## Instructions to follow:
Return every line below as is, leaving out the pictures.
☆ ☆ ☆ ☆ ☆
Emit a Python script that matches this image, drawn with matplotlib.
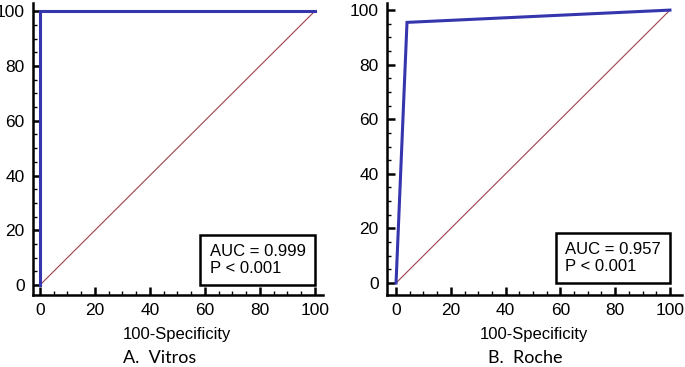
import matplotlib
matplotlib.use('Agg')
import matplotlib.pyplot as plt
from matplotlib.ticker import MultipleLocator

# ROC points
vitros_fpr = [0, 0, 100]
vitros_tpr = [0, 100, 100]
roche_fpr = [0, 4, 100]
roche_tpr = [0, 95.5, 100]

panels = [
    ('A.  Vitros', vitros_fpr, vitros_tpr, 'AUC = 0.999\nP < 0.001'),
    ('B.  Roche', roche_fpr, roche_tpr, 'AUC = 0.957\nP < 0.001'),
]
xlabel = '100-Specificity'

plt.rcParams['font.family'] = ['Liberation Sans', 'DejaVu Sans']

fig = plt.figure(figsize=(6.85, 3.67), dpi=100)
rects = [[33/685, 1-295/367, 290/685, 292/367],
         [387/685, 1-295/367, 295/685, 292/367]]
lims = [((-2.5, 103), (-3.6, 103)), ((-3.3, 104.4), (-4.4, 102.6))]
label_x = [177/685, 534/685]
title_x = [160/685, 525/685]

for i, (title, fpr, tpr, note) in enumerate(panels):
    ax = fig.add_axes(rects[i])
    ax.plot([0, 100], [0, 100], color='#a0404e', lw=0.8)
    ax.plot(fpr, tpr, color='#3535ad', lw=2.2, solid_joinstyle='miter')
    ax.set_xlim(lims[i][0])
    ax.set_ylim(lims[i][1])
    ax.spines['top'].set_visible(False)
    ax.spines['right'].set_visible(False)
    for s in ['left', 'bottom']:
        ax.spines[s].set_linewidth(1.8)
    ax.xaxis.set_minor_locator(MultipleLocator(5))
    ax.yaxis.set_minor_locator(MultipleLocator(5))
    ax.set_xticks(range(0, 101, 20))
    ax.set_yticks(range(0, 101, 20))
    ax.tick_params(which='major', direction='in', length=6, width=1.8,
                   labelsize=12.5, pad=6)
    ax.tick_params(which='minor', direction='in', length=3, width=1.0)
    ax.patch.set_alpha(0)
    pad = 0.55
    off = pad * 12
    ax.annotate(note, xy=(100, 0), xytext=(-off, off),
                textcoords='offset points', ha='right', va='bottom',
                multialignment='left', fontsize=12, linespacing=1.15,
                bbox=dict(boxstyle='square,pad=%.2f' % pad, fc='white',
                          ec='black', lw=1.8))
    fig.text(label_x[i], 1-335/367, xlabel, ha='center', va='center',
             fontsize=12)
    fig.text(title_x[i], 1-358/367, title, ha='center', va='center',
             fontsize=13, family=['Lato', 'DejaVu Sans'])

fig.savefig('out.png', dpi=100)
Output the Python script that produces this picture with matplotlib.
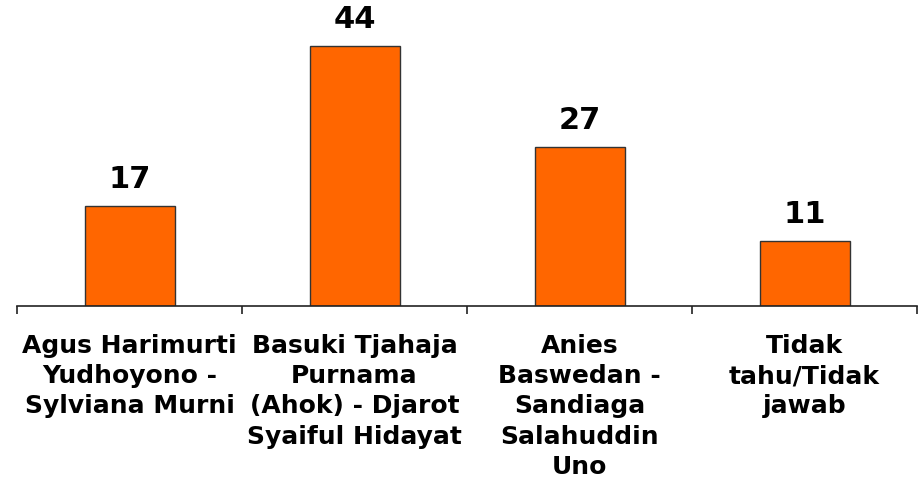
import matplotlib
matplotlib.use("Agg")
import matplotlib.pyplot as plt

categories = [
    "Agus Harimurti\nYudhoyono -\nSylviana Murni",
    "Basuki Tjahaja\nPurnama\n(Ahok) - Djarot\nSyaiful Hidayat",
    "Anies\nBaswedan -\nSandiaga\nSalahuddin\nUno",
    "Tidak\ntahu/Tidak\njawab",
]
values = [17, 44, 27, 11]

plt.rcParams["font.family"] = ["DejaVu Sans"]

fig = plt.figure(figsize=(9.21, 4.82), dpi=100)
ax = fig.add_axes([17 / 921, 176 / 482, 900 / 921, 306 / 482])

x = list(range(len(values)))
ax.bar(x, values, width=0.4, color="#FF6600", edgecolor="#333333", linewidth=1)

for xi, v in zip(x, values):
    ax.text(xi, v + 2.0, str(v), ha="center", va="bottom",
            fontsize=22, fontweight="bold", color="black")

ax.set_xlim(-0.5, len(values) - 0.5)
ax.set_ylim(0, 51.8)
ax.set_yticks([])

ax.set_xticks(x)
ax.set_xticklabels(categories, fontsize=18, fontweight="bold", linespacing=1.33)
ax.tick_params(axis="x", which="major", length=0, pad=20)
ax.set_xticks([i - 0.5 for i in range(len(values) + 1)], minor=True)
ax.tick_params(axis="x", which="minor", length=6, width=1.2, color="#222222")

for side in ["top", "right", "left"]:
    ax.spines[side].set_visible(False)
ax.spines["bottom"].set_linewidth(1.2)
ax.spines["bottom"].set_color("#222222")

fig.savefig("out.png", dpi=100)
plt.close(fig)
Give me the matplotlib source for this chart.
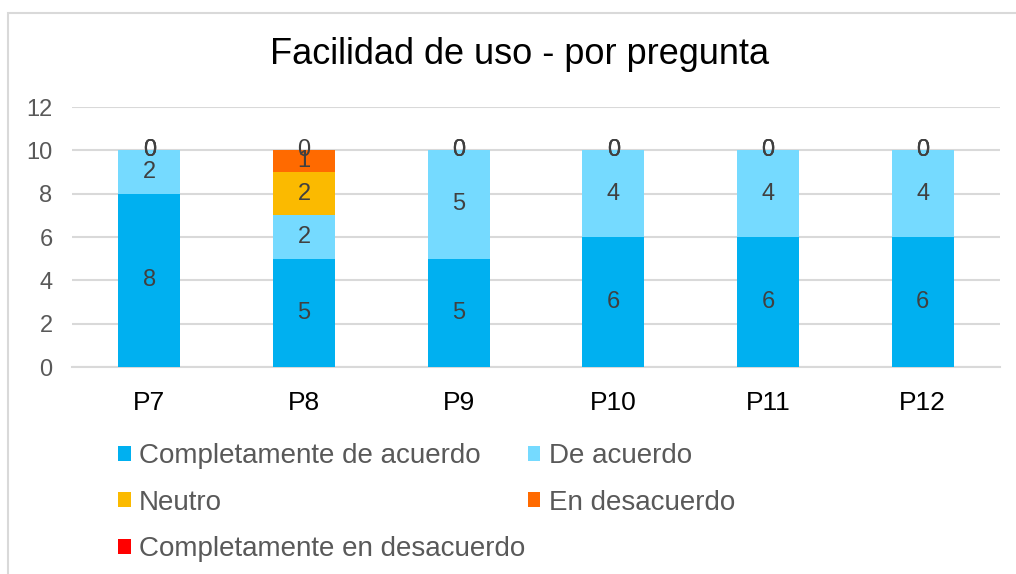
☆ ☆ ☆ ☆ ☆
## Output of the task:
Emit a Python script that matches this image, drawn with matplotlib.
import matplotlib
matplotlib.use('Agg')
import matplotlib.pyplot as plt
from matplotlib.ticker import MultipleLocator

# ROC points
vitros_fpr = [0, 0, 100]
vitros_tpr = [0, 100, 100]
roche_fpr = [0, 4, 100]
roche_tpr = [0, 95.5, 100]

panels = [
    ('A.  Vitros', vitros_fpr, vitros_tpr, 'AUC = 0.999\nP < 0.001'),
    ('B.  Roche', roche_fpr, roche_tpr, 'AUC = 0.957\nP < 0.001'),
]
xlabel = '100-Specificity'

plt.rcParams['font.family'] = ['Liberation Sans', 'DejaVu Sans']

fig = plt.figure(figsize=(6.85, 3.67), dpi=100)
rects = [[33/685, 1-295/367, 290/685, 292/367],
         [387/685, 1-295/367, 295/685, 292/367]]
lims = [((-2.5, 103), (-3.6, 103)), ((-3.3, 104.4), (-4.4, 102.6))]
label_x = [177/685, 534/685]
title_x = [160/685, 525/685]

for i, (title, fpr, tpr, note) in enumerate(panels):
    ax = fig.add_axes(rects[i])
    ax.plot([0, 100], [0, 100], color='#a0404e', lw=0.8)
    ax.plot(fpr, tpr, color='#3535ad', lw=2.2, solid_joinstyle='miter')
    ax.set_xlim(lims[i][0])
    ax.set_ylim(lims[i][1])
    ax.spines['top'].set_visible(False)
    ax.spines['right'].set_visible(False)
    for s in ['left', 'bottom']:
        ax.spines[s].set_linewidth(1.8)
    ax.xaxis.set_minor_locator(MultipleLocator(5))
    ax.yaxis.set_minor_locator(MultipleLocator(5))
    ax.set_xticks(range(0, 101, 20))
    ax.set_yticks(range(0, 101, 20))
    ax.tick_params(which='major', direction='in', length=6, width=1.8,
                   labelsize=12.5, pad=6)
    ax.tick_params(which='minor', direction='in', length=3, width=1.0)
    ax.patch.set_alpha(0)
    pad = 0.55
    off = pad * 12
    ax.annotate(note, xy=(100, 0), xytext=(-off, off),
                textcoords='offset points', ha='right', va='bottom',
                multialignment='left', fontsize=12, linespacing=1.15,
                bbox=dict(boxstyle='square,pad=%.2f' % pad, fc='white',
                          ec='black', lw=1.8))
    fig.text(label_x[i], 1-335/367, xlabel, ha='center', va='center',
             fontsize=12)
    fig.text(title_x[i], 1-358/367, title, ha='center', va='center',
             fontsize=13, family=['Lato', 'DejaVu Sans'])

fig.savefig('out.png', dpi=100)
Output the Python script that produces this picture with matplotlib.
import matplotlib
matplotlib.use("Agg")
import matplotlib.pyplot as plt

categories = [
    "Agus Harimurti\nYudhoyono -\nSylviana Murni",
    "Basuki Tjahaja\nPurnama\n(Ahok) - Djarot\nSyaiful Hidayat",
    "Anies\nBaswedan -\nSandiaga\nSalahuddin\nUno",
    "Tidak\ntahu/Tidak\njawab",
]
values = [17, 44, 27, 11]

plt.rcParams["font.family"] = ["DejaVu Sans"]

fig = plt.figure(figsize=(9.21, 4.82), dpi=100)
ax = fig.add_axes([17 / 921, 176 / 482, 900 / 921, 306 / 482])

x = list(range(len(values)))
ax.bar(x, values, width=0.4, color="#FF6600", edgecolor="#333333", linewidth=1)

for xi, v in zip(x, values):
    ax.text(xi, v + 2.0, str(v), ha="center", va="bottom",
            fontsize=22, fontweight="bold", color="black")

ax.set_xlim(-0.5, len(values) - 0.5)
ax.set_ylim(0, 51.8)
ax.set_yticks([])

ax.set_xticks(x)
ax.set_xticklabels(categories, fontsize=18, fontweight="bold", linespacing=1.33)
ax.tick_params(axis="x", which="major", length=0, pad=20)
ax.set_xticks([i - 0.5 for i in range(len(values) + 1)], minor=True)
ax.tick_params(axis="x", which="minor", length=6, width=1.2, color="#222222")

for side in ["top", "right", "left"]:
    ax.spines[side].set_visible(False)
ax.spines["bottom"].set_linewidth(1.2)
ax.spines["bottom"].set_color("#222222")

fig.savefig("out.png", dpi=100)
plt.close(fig)
Give me the matplotlib source for this chart.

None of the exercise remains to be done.